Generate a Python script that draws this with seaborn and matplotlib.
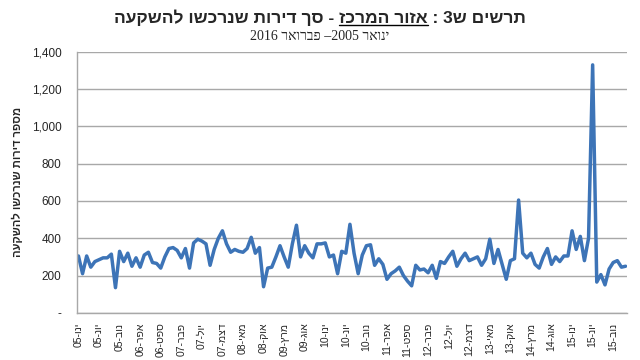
import numpy as np
import pandas as pd
import matplotlib
matplotlib.use("Agg")
import matplotlib.pyplot as plt
import seaborn as sns

# נתונים חודשיים ינואר 2005 - פברואר 2016 (נקראו מהתרשים)
dirot = [305, 210, 305, 245, 275, 285, 295, 295, 315, 135,
         330, 275, 320, 250, 295, 245, 310, 325, 270, 265,
         240, 300, 345, 350, 335, 295, 345, 240, 375, 395,
         385, 370, 255, 340, 400, 440, 370, 325, 340, 330,
         325, 345, 405, 320, 350, 140, 240, 245, 300, 360,
         300, 245, 370, 470, 300, 360, 320, 295, 370, 370,
         375, 300, 310, 210, 330, 320, 475, 320, 210, 310,
         360, 365, 255, 290, 260, 180, 210, 225, 245, 200,
         170, 145, 255, 230, 235, 215, 255, 185, 275, 265,
         300, 330, 250, 290, 320, 280, 290, 300, 255, 290,
         395, 265, 340, 260, 180, 280, 290, 605, 320, 295,
         320, 260, 240, 300, 345, 260, 300, 275, 305, 305,
         440, 340, 410, 280, 400, 1330, 165, 205, 150, 235,
         270, 280, 245, 250]

tick_labels = ["ינו-05", "יונ-05", "נוב-05", "אפר-06", "ספט-06", "פבר-07",
               "יול-07", "דצמ-07", "מאי-08", "אוק-08", "מרץ-09", "אוג-09",
               "ינו-10", "יונ-10", "נוב-10", "אפר-11", "ספט-11", "פבר-12",
               "יול-12", "דצמ-12", "מאי-13", "אוק-13", "מרץ-14", "אוג-14",
               "ינו-15", "יונ-15", "נוב-15"]
tick_pos = list(range(0, 131, 5))

y_ticks = [0, 200, 400, 600, 800, 1000, 1200, 1400]
y_labels = ["-", "200", "400", "600", "800", "1,000", "1,200", "1,400"]

title_right = "תרשים ש3 : "
title_mid = "אזור המרכז"
title_left = " - סך דירות שנרכשו להשקעה"
subtitle = "ינואר 2005– פברואר 2016"
ylabel = "מספר דירות שנרכשו להשקעה"


def heb(s):
    # matplotlib לא עושה bidi - הופכים את הסדר ומחזירים מספרים לכיוון רגיל
    r = s[::-1]
    out, num = "", ""
    for ch in r:
        if ch.isdigit():
            num += ch
        else:
            out += num[::-1] + ch
            num = ""
    return out + num[::-1]


df = pd.DataFrame({"i": np.arange(len(dirot)), "dirot": dirot})

sns.set_style("white")
plt.rcParams['font.family'] = ['Liberation Sans', 'DejaVu Sans']

fig = plt.figure(figsize=(6.4, 3.6), dpi=100)
ax = fig.add_axes([0.12, 0.131, 0.86, 0.725])

sns.lineplot(data=df, x="i", y="dirot", ax=ax, color="#3d74b7", linewidth=2.5,
             solid_joinstyle="round", solid_capstyle="round")

ax.set_xlim(-0.4, 133.4)
ax.set_ylim(0, 1400)
ax.set_yticks(y_ticks)
ax.set_yticklabels(y_labels, fontsize=8.5)
ax.set_xticks(tick_pos)
ax.set_xticklabels([heb(t) for t in tick_labels], rotation=90, fontsize=7.5)
ax.set_xlabel("")
ax.set_ylabel(heb(ylabel), fontsize=8, fontweight="bold", labelpad=6)

ax.grid(axis="y", color="#a8a8a8", linewidth=1)
ax.set_axisbelow(True)
for s in ["top", "right"]:
    ax.spines[s].set_visible(False)
for s in ["left", "bottom"]:
    ax.spines[s].set_color("#a8a8a8")
    ax.spines[s].set_linewidth(1)
ax.tick_params(axis="both", direction="out", length=4, color="#a8a8a8", width=1, pad=3)
ax.tick_params(axis="y", pad=7)

# כותרת עם קו תחתון מתחת ל"אזור המרכז"
full = heb(title_right + title_mid + title_left)
tt = fig.text(0.5, 0.952, full, ha="center", va="center", fontsize=12.5, fontweight="bold")
fig.text(0.5, 0.9, heb(subtitle), ha="center", va="center", fontsize=10,
         family=['Liberation Serif', 'DejaVu Serif'])

fig.canvas.draw()
r = fig.canvas.get_renderer()
bb = tt.get_window_extent(r)
tmp = fig.text(0, 0, heb(title_left), fontsize=12.5, fontweight="bold")
w_left = tmp.get_window_extent(r).width
tmp.set_text(heb(title_mid))
w_mid = tmp.get_window_extent(r).width
tmp.remove()
x0 = (bb.x0 + w_left) / fig.bbox.width
x1 = (bb.x0 + w_left + w_mid) / fig.bbox.width
yl = (bb.y0 + 1) / fig.bbox.height
fig.add_artist(plt.Line2D([x0, x1], [yl, yl], color="black", linewidth=1, transform=fig.transFigure))

fig.savefig("out.png", dpi=100)
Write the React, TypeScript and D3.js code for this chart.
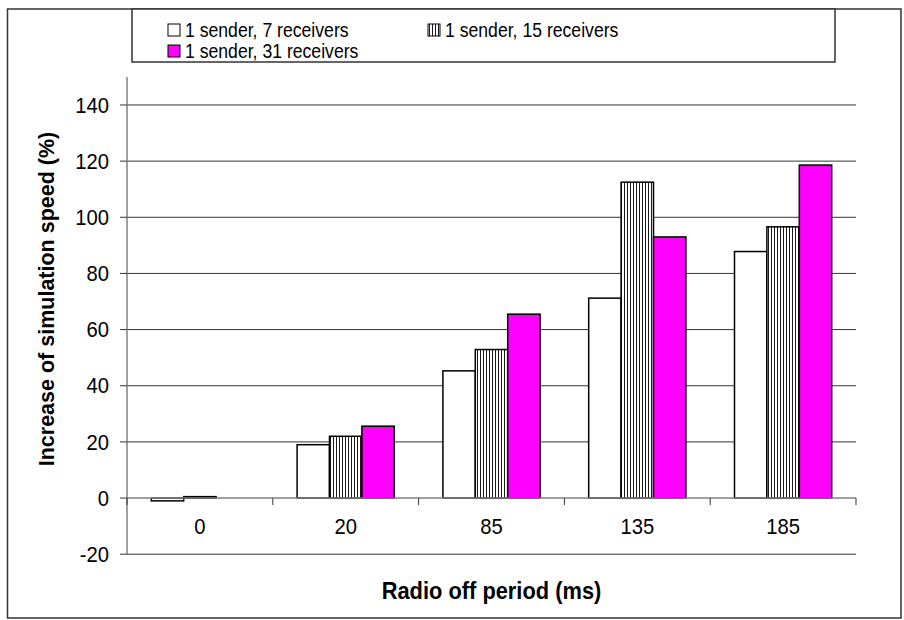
// Radio-off period vs. simulation speed gain — clustered bar chart in the
// old Excel look: framed page, boxed legend at the top, hatched middle series.
import * as d3 from "d3";

const CATEGORIES = ["0", "20", "85", "135", "185"];
const SERIES_NAMES = [
  "1 sender, 7 receivers",
  "1 sender, 15 receivers",
  "1 sender, 31 receivers",
];
const S7 = [-1, 19, 45.3, 71.2, 87.8];
const S15 = [0.5, 22, 52.9, 112.5, 96.6];
const S31 = [null, 25.6, 65.5, 93, 118.6];
const Y_TICKS = [-20, 0, 20, 40, 60, 80, 100, 120, 140];

const W = 904;
const H = 620;
const FONT = "'Liberation Sans', Arial, sans-serif";

// plot box (pixel frame of the value axis)
const left = 127;
const right = 856;
const y = d3.scaleLinear().domain([-20, 150]).range([554.2, 76.9]);

const fills = ["#ffffff", "url(#vstripes)", "#ff00ff"];

// Excel squeezed the type horizontally; mimic with a scaleX on each label
function SqText({
  x,
  y,
  sx,
  anchor,
  size,
  bold,
  children,
}: {
  x: number;
  y: number;
  sx: number;
  anchor?: "start" | "middle" | "end";
  size: number;
  bold?: boolean;
  children: string;
}) {
  return (
    <text
      transform={`translate(${x},${y}) scale(${sx},1)`}
      dy="0.35em"
      textAnchor={anchor ?? "start"}
      fontSize={size}
      fontWeight={bold ? "bold" : "normal"}
      fill="#000"
    >
      {children}
    </text>
  );
}

export default function App() {
  const x = d3.scaleBand<string>().domain(CATEGORIES).range([left, right]);
  const bw = x.bandwidth();
  const keys = ["a", "b", "c"];
  const xs = d3
    .scaleBand<string>()
    .domain(keys)
    .range([0, bw])
    .paddingInner(0)
    .paddingOuter(0.75);
  const values = [S7, S15, S31];

  const y0 = y(0);

  return (
    <svg
      width={W}
      height={H}
      viewBox={`0 0 ${W} ${H}`}
      style={{ position: "absolute", left: 0, top: 0 }}
      fontFamily={FONT}
    >
      <defs>
        <pattern id="vstripes" width={3} height={4} patternUnits="userSpaceOnUse">
          <rect width={3} height={4} fill="#ffffff" />
          <rect x={0} width={1} height={4} fill="#1a1a1a" />
        </pattern>
      </defs>
      <rect width={W} height={H} fill="#ffffff" />

      {/* outer frame */}
      <rect x={7.5} y={9} width={893.5} height={609} fill="none" stroke="#333" strokeWidth={1.5} />

      {/* gridlines */}
      {Y_TICKS.filter((t) => t !== 0).map((t) => (
        <line key={t} x1={left} x2={right} y1={y(t)} y2={y(t)} stroke="#333" strokeWidth={1} />
      ))}

      {/* y axis */}
      <line x1={left} x2={left} y1={y(150)} y2={y(-20)} stroke="#808080" strokeWidth={1.5} />
      {Y_TICKS.map((t) => (
        <g key={t}>
          <line x1={left - 7} x2={left} y1={y(t)} y2={y(t)} stroke="#333" strokeWidth={1} />
          <SqText x={109} y={y(t)} sx={0.92} anchor="end" size={22}>
            {String(t)}
          </SqText>
        </g>
      ))}

      {/* bars */}
      {values.map((vals, si) =>
        CATEGORIES.map((c, ci) => {
          const v = vals[ci];
          if (v == null) return null;
          const bx = (x(c) ?? 0) + (xs(keys[si]) ?? 0);
          const top = Math.min(y(v), y0);
          const h = Math.abs(y(v) - y0);
          return (
            <rect
              key={`${si}-${c}`}
              x={bx}
              y={top}
              width={xs.bandwidth()}
              height={h}
              fill={fills[si]}
              stroke="#000"
              strokeWidth={1.5}
            />
          );
        })
      )}

      {/* x axis at zero */}
      <line x1={left} x2={right} y1={y0} y2={y0} stroke="#808080" strokeWidth={1.5} />
      {[...CATEGORIES.map((c) => x(c) ?? 0), right].map((px, i) => (
        <line key={i} x1={px} x2={px} y1={y0} y2={y0 + 7} stroke="#333" strokeWidth={1} />
      ))}
      {CATEGORIES.map((c) => (
        <SqText key={c} x={(x(c) ?? 0) + bw / 2} y={y0 + 28} sx={0.92} anchor="middle" size={22}>
          {c}
        </SqText>
      ))}

      {/* axis titles */}
      <text
        transform={`translate(46,299) rotate(-90)`}
        textAnchor="middle"
        dy="0.35em"
        fontSize={21.5}
        fontWeight="bold"
        fill="#000"
      >
        Increase of simulation speed (%)
      </text>
      <SqText x={(left + right) / 2} y={591} sx={0.95} anchor="middle" bold size={23}>
        Radio off period (ms)
      </SqText>

      {/* legend */}
      <rect x={132} y={9} width={703} height={53} fill="#ffffff" stroke="#333" strokeWidth={1.5} />
      {SERIES_NAMES.map((name, i) => {
        const lx = i === 1 ? 428 : 168;
        const ly = i === 2 ? 51 : 30;
        return (
          <g key={name}>
            <rect x={lx} y={ly - 6} width={12} height={12} fill={fills[i]} stroke="#000" strokeWidth={1} />
            <SqText x={lx + 17} y={ly} sx={0.86} size={20.5}>
              {name}
            </SqText>
          </g>
        );
      })}
    </svg>
  );
}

━━━━━━━━

**What is needed:**
Repeat the records above exactly, from the first line through the line containing "import seaborn as sns", and leave out the pictures.

**Response below:**
Generate a Python script that draws this with seaborn and matplotlib.
import numpy as np
import pandas as pd
import matplotlib
matplotlib.use("Agg")
import matplotlib.pyplot as plt
import seaborn as sns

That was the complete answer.